If music is “played”, Frescobaldi’s Canzonas are true games. In Girolamo Frescobaldi’s (1583-1643) Canzona Seconda detta La Bernardina, the artists presented the small concentrated and capricious sections, flourishes and interludes and changes of meter and character in a compact miniature. With Meir’s gestures inviting her to embark on each new section, Karni’s recorder playing was enhanced by some nice harpsichord spreads. Light of texture, humorous, entertaining and also challenging, the piece was suddenly over with the wink of an eye.

We then heard the two artists in J.S.Bach’s canonic and sophisticated Chorale Fantasia on “Nun komm’ der Heiland” (Now come, Saviour of the heathens), the music and text based on a Gregorian hymn that was translated into German by Martin Luther in 1524. Gidi Meir spoke of Bach as being a deeply religious man and of the composer’s psychological approach to the coming of the Messiah.

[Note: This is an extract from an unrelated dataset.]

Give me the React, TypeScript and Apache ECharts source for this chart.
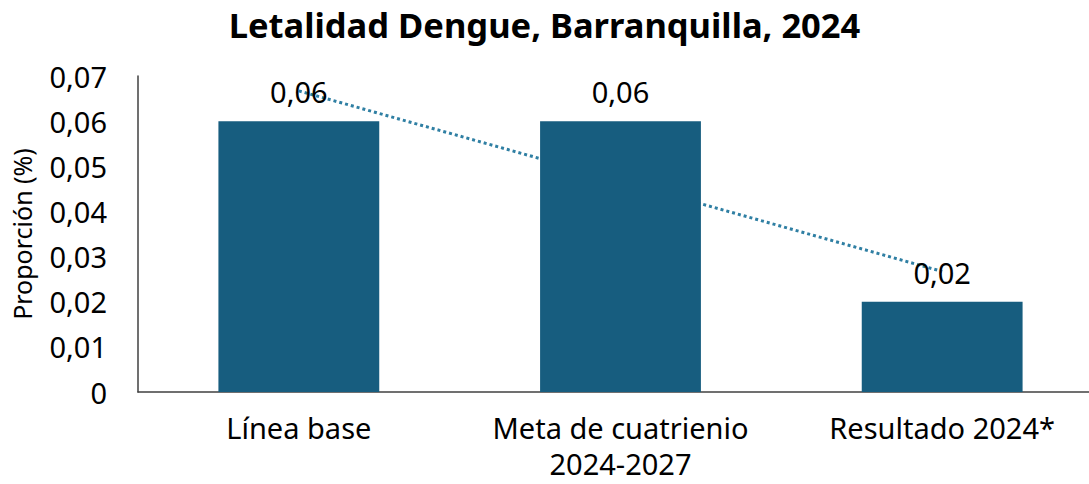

The organ role, suggesting a church processional, provided a firm basis for the staggered recorder phrases. Then, moving back in time, we heard what would have been Bach’s inspiration for the piece - Buxtehude’s chorale prelude on the same melody (c.1690). Against velvety, caressing organ- playing, Karni’s playing was warm and full of feeling.

The intimacy of a house concert makes for a true meeting between artists and audience. With organ lofts generally out of view or behind the audience, it is a rare experience to watch the player at work. Here was an opportunity not to be missed. Offering short explanations, Gideon Meir and Ayelet Karni gave a performance that was interesting, stylistically informed, unmannered and eloquent. They sent the audience off with a no-less-artistic rendering of the Beatles’ “Yesterday”, played on tenor recorder and organ.